── Data shown ──
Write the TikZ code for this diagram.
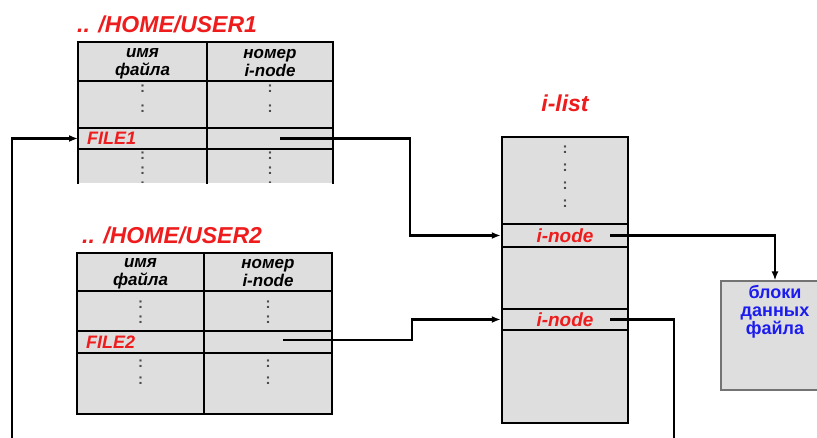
\documentclass[tikz,border=0pt]{standalone}
\usepackage{fontspec}
\setmainfont{Liberation Sans}
\usetikzlibrary{arrows.meta}
\definecolor{cellgray}{RGB}{222,222,222}
\definecolor{namered}{RGB}{238,28,28}
\definecolor{blockblue}{RGB}{28,28,238}

\begin{document}
\begin{tikzpicture}[x=1pt,y=-1pt,
    grid/.style={line width=2.5pt,line cap=rect},
    link/.style={line width=2.2pt,-{Latex[length=9pt,width=7pt]}},
    title/.style={anchor=west,inner sep=0pt,text=namered,font=\fontsize{23}{26}\selectfont\bfseries\itshape},
    head/.style={align=center,inner sep=0pt,font=\fontsize{17}{17.5}\selectfont\bfseries\itshape},
    fname/.style={anchor=west,inner xsep=9pt,inner ysep=0pt,text=namered,font=\fontsize{18}{18}\selectfont\bfseries\itshape},
    dots/.style={inner sep=0pt,text=black!70,font=\fontsize{15}{15}\selectfont\bfseries},
    inode/.style={draw,line width=2.5pt,fill=cellgray,minimum width=126pt,inner sep=0pt,text=namered,font=\fontsize{19}{19}\selectfont\bfseries\itshape},
    blockbox/.style={draw=black!55,line width=1.2pt,fill=cellgray,minimum width=108pt,minimum height=109pt,inner sep=0pt}]
  \useasboundingbox (0,0) rectangle (817,438);

  % directory /HOME/USER1
  \node[title] (dir1) at (77,24) {.. /HOME/USER1};
  \fill[cellgray] (78,42) rectangle (333,183);
  \draw[grid] (78,183) -- (78,42) -- (333,42) -- (333,183);
  \draw[grid] (207,42) -- (207,183);
  \draw[grid] (78,81) -- (333,81) (78,128) -- (333,128) (78,149) -- (333,149);
  \node[head] (name1) at (142.5,64) {имя\\файла};
  \node[head] (num1) at (270,63) {номер\\i-node};
  \node[fname] (file1) at (78,138.5) {FILE1};
  \coordinate (ptr1) at (280,138.5);
  \begin{scope}
    \clip (78,42) rectangle (333,183);
    \foreach \x in {142.5,270} {
      \foreach \y in {89,109,156,171,186} \node[dots] at (\x,\y) {:};
    }
  \end{scope}

  % directory /HOME/USER2
  \node[title] (dir2) at (82,235) {.. /HOME/USER2};
  \fill[cellgray] (77,253) rectangle (332,414);
  \draw[grid] (77,253) rectangle (332,414);
  \draw[grid] (204,253) -- (204,414);
  \draw[grid] (77,291) -- (332,291) (77,331) -- (332,331) (77,353) -- (332,353);
  \node[head] (name2) at (140.5,274) {имя\\файла};
  \node[head] (num2) at (268,273) {номер\\i-node};
  \node[fname] (file2) at (77,342) {FILE2};
  \coordinate (ptr2) at (283,340);
  \foreach \x in {140.5,268} {
    \foreach \y in {305,320,364,381} \node[dots] at (\x,\y) {:};
  }

  % i-list
  \node[title,anchor=center] (ilist) at (565,103) {i-list};
  \filldraw[grid,fill=cellgray] (502,137) rectangle (628,423);
  \foreach \y in {150,168,186,204} \node[dots] at (565,\y) {:};
  \node[inode,minimum height=23pt] (inode1) at (565,235.5) {i-node};
  \node[inode,minimum height=21pt] (inode2) at (565,319.5) {i-node};
  \coordinate (iptr1) at (610,235.5);
  \coordinate (iptr2) at (610,319.5);

  % data blocks
  \node[blockbox] (blocks) at (775,335.5) {};
  \node[anchor=north,align=center,inner sep=0pt,text=blockblue,
        font=\fontsize{18}{18}\selectfont\bfseries] (blocktext) at ([yshift=-5pt]blocks.north) {блоки\\данных\\файла};

  % links
  \draw[link] (ptr1) -- (410,138.5) |- (inode1.west);
  \draw[link] (ptr2) -- (412,340) |- (inode2.west);
  \draw[link] (iptr1) -| (blocks.north);
  \draw[link] (iptr2) -- (674,319.5) -- (674,460) -- (12,460) |- (file1.west);
\end{tikzpicture}
\end{document}
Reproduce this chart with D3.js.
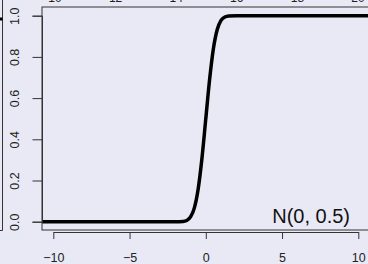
<!DOCTYPE html>
<html>
<head>
<meta charset="utf-8">
<script src="https://cdn.jsdelivr.net/npm/d3@7"></script>
<style>
body{margin:0;background:#e9e9f5}
text{font-family:"Liberation Sans",Arial,sans-serif}
</style>
</head>
<body>
<svg id=chart width=368 height=264></svg>
<script>
// values (cumulative prob. of N(0, 0.5))
var xs=[-11,-2,-1.5,-1.25,-1,-0.75,-0.5,-0.25,0,0.25,0.5,0.75,1,1.25,1.5,2,11]
var ps=[0,0,0.001,0.006,0.023,0.067,0.159,0.309,0.5,0.691,0.841,0.933,0.977,0.994,0.999,1,1]
var xTicks=[-10,-5,0,5,10]
var yTicks=[0,0.2,0.4,0.6,0.8,1]
var topTicks=[10,12,14,16,18,20]   // cut-off labels of the panel above
var label="N(0, 0.5)"

var svg=d3.select("#chart")
svg.append("rect").attr("width",368).attr("height",264).attr("fill","#e9e9f5")

var box={l:42,t:7,b:230}
var x=d3.scaleLinear().domain([-10,10]).range([53.3,358.3])
var y=d3.scaleLinear().domain([0,1]).range([221.7,15.7])

// neighbour panel edge on the left
svg.append("path").attr("d","M0,230.5H2.5V0").attr("fill","none").attr("stroke","#333")
svg.append("line").attr("x1",0).attr("x2",2.5).attr("y1",19).attr("y2",19).attr("stroke","#000").attr("stroke-width",3)

// top labels of panel above (only their lower edge shows)
var tx=d3.scaleLinear().domain([10,20]).range([55,358])
svg.selectAll(".top").data(topTicks).enter().append("text")
  .attr("x",tx).attr("y",2).attr("text-anchor","middle").attr("font-size",12).attr("fill","#222")
  .text(function(d){return d})

svg.append("clipPath").attr("id","clip").append("rect")
  .attr("x",box.l).attr("y",box.t).attr("width",400).attr("height",box.b-box.t)

svg.append("path").datum(d3.range(xs.length))
  .attr("clip-path","url(#clip)")
  .attr("fill","none").attr("stroke","#000").attr("stroke-width",3.5)
  .attr("stroke-linejoin","round")
  .attr("d",d3.line().x(function(i){return x(xs[i])}).y(function(i){return y(ps[i])}).curve(d3.curveMonotoneX))

svg.append("rect").attr("x",box.l).attr("y",box.t).attr("width",400).attr("height",box.b-box.t)
  .attr("fill","none").attr("stroke","#333")

// y axis
var ya=svg.append("g").attr("transform","translate("+box.l+",0)")
  .call(d3.axisLeft(y).tickValues(yTicks).tickSize(9.5).tickFormat(d3.format(".1f")))
ya.select(".domain").attr("stroke","#333")
ya.selectAll(".tick line").attr("stroke","#333")
ya.selectAll(".tick text").attr("font-size",12.5).attr("fill","#222")
  .attr("x",0).attr("y",0).attr("dy",null)
  .attr("text-anchor","middle").attr("dominant-baseline","central")
  .attr("transform","translate("+(15-box.l)+",0) rotate(-90)")

// x axis
var xa=svg.append("g").attr("transform","translate(0,232)")
  .call(d3.axisBottom(x).tickValues(xTicks).tickSize(7).tickSizeOuter(0).tickFormat(function(d){return d3.format("")(d).replace("-","\u2212")}))
xa.select(".domain").attr("stroke","#333")
xa.selectAll(".tick line").attr("stroke","#333")
xa.selectAll(".tick text").attr("font-size",12.5).attr("fill","#222").attr("y",26).attr("dy",null)
  .attr("dominant-baseline","central")

svg.append("text").attr("x",350).attr("y",223).attr("text-anchor","end")
  .attr("font-size",20).attr("fill","#111").text(label)
</script>
</body>
</html>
───
# Problem
Pictures stay out. Repeat only the lines from the beginning of the data through the line that has "(0,0) rectangle (817,438);".

# Exercise answer
Write the TikZ code for this diagram.
\documentclass[tikz,border=0pt]{standalone}
\usepackage{fontspec}
\setmainfont{Liberation Sans}
\usetikzlibrary{arrows.meta}
\definecolor{cellgray}{RGB}{222,222,222}
\definecolor{namered}{RGB}{238,28,28}
\definecolor{blockblue}{RGB}{28,28,238}

\begin{document}
\begin{tikzpicture}[x=1pt,y=-1pt,
    grid/.style={line width=2.5pt,line cap=rect},
    link/.style={line width=2.2pt,-{Latex[length=9pt,width=7pt]}},
    title/.style={anchor=west,inner sep=0pt,text=namered,font=\fontsize{23}{26}\selectfont\bfseries\itshape},
    head/.style={align=center,inner sep=0pt,font=\fontsize{17}{17.5}\selectfont\bfseries\itshape},
    fname/.style={anchor=west,inner xsep=9pt,inner ysep=0pt,text=namered,font=\fontsize{18}{18}\selectfont\bfseries\itshape},
    dots/.style={inner sep=0pt,text=black!70,font=\fontsize{15}{15}\selectfont\bfseries},
    inode/.style={draw,line width=2.5pt,fill=cellgray,minimum width=126pt,inner sep=0pt,text=namered,font=\fontsize{19}{19}\selectfont\bfseries\itshape},
    blockbox/.style={draw=black!55,line width=1.2pt,fill=cellgray,minimum width=108pt,minimum height=109pt,inner sep=0pt}]
  \useasboundingbox (0,0) rectangle (817,438);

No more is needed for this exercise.